We The People place our money in banks.  Since the Depression (you know the Depression, as in "this is the worst financial crisis since the Depression",) when too many banks failed, we've had the FDIC.  FDIC "solved" the problem that banks fundamentally mis-match their assets and liabilities.  They borrow short (that is, take deposits from customers who can demand their cash at any time,) and lend long (that is, write mortgages and other loans that are longer dated assets.)  The existence of this mis-match creates the potential for bank runs: More depositors want their cash back than the bank can actually pay.  A run does not require that loans default.  A run only requires more people want their cash than the bank has cash.  FDIC insurance protects that risk.

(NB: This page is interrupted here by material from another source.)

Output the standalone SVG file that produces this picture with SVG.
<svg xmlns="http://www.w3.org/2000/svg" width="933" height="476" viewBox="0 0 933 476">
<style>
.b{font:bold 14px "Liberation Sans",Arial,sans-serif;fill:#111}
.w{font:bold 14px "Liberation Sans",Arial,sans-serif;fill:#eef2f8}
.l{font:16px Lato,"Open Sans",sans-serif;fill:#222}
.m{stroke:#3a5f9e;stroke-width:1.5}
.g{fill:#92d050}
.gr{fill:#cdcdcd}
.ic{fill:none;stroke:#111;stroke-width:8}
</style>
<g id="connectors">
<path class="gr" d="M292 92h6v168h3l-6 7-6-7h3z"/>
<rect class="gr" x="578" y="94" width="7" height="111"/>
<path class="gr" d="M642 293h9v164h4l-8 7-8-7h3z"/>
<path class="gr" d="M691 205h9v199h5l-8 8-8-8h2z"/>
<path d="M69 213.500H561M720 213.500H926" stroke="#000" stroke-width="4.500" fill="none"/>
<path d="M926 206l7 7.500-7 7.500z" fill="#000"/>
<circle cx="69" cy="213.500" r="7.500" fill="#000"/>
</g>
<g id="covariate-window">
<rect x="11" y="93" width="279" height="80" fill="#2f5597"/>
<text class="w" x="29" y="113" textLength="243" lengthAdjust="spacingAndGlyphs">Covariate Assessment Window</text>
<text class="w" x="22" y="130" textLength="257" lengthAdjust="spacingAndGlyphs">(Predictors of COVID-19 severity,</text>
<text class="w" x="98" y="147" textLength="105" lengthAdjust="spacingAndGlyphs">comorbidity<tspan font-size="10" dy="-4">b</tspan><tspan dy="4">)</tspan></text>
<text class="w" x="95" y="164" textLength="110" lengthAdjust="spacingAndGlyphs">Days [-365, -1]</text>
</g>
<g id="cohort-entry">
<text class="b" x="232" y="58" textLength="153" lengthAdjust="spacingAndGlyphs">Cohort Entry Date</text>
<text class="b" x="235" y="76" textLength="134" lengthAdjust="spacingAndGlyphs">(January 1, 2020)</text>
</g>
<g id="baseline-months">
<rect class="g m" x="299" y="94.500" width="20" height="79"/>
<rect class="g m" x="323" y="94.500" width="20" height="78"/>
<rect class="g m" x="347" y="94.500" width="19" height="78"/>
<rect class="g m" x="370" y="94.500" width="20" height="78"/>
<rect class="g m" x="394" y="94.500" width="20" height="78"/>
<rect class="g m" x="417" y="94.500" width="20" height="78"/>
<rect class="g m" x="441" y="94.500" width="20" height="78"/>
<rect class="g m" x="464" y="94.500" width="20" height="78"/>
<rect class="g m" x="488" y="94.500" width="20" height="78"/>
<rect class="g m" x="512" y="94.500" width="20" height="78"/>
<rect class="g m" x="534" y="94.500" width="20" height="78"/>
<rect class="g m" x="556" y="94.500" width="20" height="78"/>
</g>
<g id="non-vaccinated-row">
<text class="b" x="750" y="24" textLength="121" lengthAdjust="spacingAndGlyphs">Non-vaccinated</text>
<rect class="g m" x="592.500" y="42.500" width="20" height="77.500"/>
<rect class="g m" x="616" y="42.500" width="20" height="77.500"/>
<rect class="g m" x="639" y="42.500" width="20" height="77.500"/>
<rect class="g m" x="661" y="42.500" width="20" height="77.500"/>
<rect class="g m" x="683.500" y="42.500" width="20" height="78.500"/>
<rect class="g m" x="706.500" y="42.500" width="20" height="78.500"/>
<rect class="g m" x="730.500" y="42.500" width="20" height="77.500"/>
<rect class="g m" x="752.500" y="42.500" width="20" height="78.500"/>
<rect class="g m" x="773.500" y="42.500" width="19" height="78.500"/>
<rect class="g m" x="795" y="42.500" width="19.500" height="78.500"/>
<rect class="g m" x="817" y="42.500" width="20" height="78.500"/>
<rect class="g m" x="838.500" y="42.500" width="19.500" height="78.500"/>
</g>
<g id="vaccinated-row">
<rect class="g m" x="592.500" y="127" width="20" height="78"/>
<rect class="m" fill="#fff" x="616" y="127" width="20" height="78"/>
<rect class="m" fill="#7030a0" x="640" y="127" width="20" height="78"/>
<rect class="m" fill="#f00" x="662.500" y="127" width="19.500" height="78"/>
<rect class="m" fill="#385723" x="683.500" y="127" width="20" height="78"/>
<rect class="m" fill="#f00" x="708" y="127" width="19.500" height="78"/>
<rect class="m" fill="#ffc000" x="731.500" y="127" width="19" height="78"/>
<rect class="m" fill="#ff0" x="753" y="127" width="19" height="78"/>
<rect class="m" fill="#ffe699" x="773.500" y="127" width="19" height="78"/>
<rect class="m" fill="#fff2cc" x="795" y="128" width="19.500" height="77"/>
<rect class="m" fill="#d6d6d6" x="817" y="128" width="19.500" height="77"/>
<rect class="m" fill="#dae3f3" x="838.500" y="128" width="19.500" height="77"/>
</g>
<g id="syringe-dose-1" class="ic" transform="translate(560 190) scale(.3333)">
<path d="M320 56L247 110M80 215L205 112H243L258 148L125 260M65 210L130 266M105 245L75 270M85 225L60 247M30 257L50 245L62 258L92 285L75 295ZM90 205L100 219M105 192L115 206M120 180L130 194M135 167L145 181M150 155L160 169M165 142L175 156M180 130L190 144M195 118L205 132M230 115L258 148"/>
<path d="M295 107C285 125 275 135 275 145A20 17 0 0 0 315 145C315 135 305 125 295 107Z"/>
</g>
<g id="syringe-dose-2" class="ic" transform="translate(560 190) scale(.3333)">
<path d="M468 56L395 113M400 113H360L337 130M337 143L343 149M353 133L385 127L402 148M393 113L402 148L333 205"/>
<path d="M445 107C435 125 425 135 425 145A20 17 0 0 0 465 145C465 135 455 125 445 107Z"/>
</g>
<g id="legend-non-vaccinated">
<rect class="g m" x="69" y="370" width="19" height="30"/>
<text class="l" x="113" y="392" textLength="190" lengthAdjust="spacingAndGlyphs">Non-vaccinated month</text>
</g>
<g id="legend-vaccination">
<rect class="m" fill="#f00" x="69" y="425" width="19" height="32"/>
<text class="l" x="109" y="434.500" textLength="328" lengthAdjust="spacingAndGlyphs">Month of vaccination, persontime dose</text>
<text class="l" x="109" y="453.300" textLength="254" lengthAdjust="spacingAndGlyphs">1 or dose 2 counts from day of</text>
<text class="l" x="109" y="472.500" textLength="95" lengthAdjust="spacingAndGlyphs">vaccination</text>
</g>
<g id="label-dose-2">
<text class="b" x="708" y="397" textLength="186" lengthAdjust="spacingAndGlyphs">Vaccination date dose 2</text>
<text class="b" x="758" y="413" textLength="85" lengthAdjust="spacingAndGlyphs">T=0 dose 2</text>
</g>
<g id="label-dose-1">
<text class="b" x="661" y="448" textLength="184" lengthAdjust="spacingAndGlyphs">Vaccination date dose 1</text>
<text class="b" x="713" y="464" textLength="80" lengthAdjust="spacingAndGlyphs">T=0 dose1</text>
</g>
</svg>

In the "olden days" customers cared what their banks did with the deposits.
With FDIC, depositors stopped caring.  Shareholders cared.  Shareholders very quickly figured out that they needed to maximize the value of the protections provided by FDIC, (especially since it is only relatively recently that FDIC charged different premiums for different risks!  Imagine if car insurance had one price.  We'd all drive more recklessly, I can guarantee it!)  So, with FDIC the banking system moved the concern over asset liability mis-matching from the depositors in any particular bank, over to the taxpayers as a whole, we provided the ultimate source of funding for FDIC.

So, this brings me back to the hoopla over J. P. Morgan and others this morning.  Nothing changed in the "system" recently.  All we're seeing is the difference between ex ante and ex post.  We the taxpayers have always provided extraordinarily large disaster insurance to the banks that allowed them to earn their profits, only now we're "outraged" tha we had to pay off on their claims.  If we didn't want to pay claims, we shouldn't have been in the insurance business!

But investment banks are different, right?  Not really.  J. P. Morgan has been a commercial bank for a very long time.  As you may recall, Goldman and Morgan Stanley only became banks in the height of the recent crisis.  Why did they become commercial banks?  They needed access to the various subsidies that banks receive, both from the Fed and via commercial deposits.

Why then?  We the public pulled the subsidies we had usually provided them!  Investment banks funded their activities with equity just like commercial banks (well, maybe not quite as much equity as commercial banks, but that's really splitting hairs,) but instead of deposits, investment banks had corporate debt, ranging from overnight loans to long term debt.  They used debt to finance their assets, and they tried to match their assets and liabilities.

The problem strikes when the buyers of the debt think the investment bank gets too risky, they stop providing capital.  Isn't that novel!  Those lenders actually monitor what the borrower does with the money!  So, when things look dicey, they stop lending to the investment bank.  That's brilliant!  But, what about those loans?  Here I explained that owning bonds has risks similar to writing insurance policies, only worse.  And here I explain why bond investors often deceive themselves about risk.  Because all these loans to the investment banks were owned by the taxpayers (generally speaking, our money market funds, mutual funds, pension plans, etc.) we were subsidizing the investment banks too.

So, as outraged as you and President Obama might be, let's show some outrage at the folks who decided subsidizing banks and abdicating all responsibility for thinking about the risks we take with our money was a good place to start!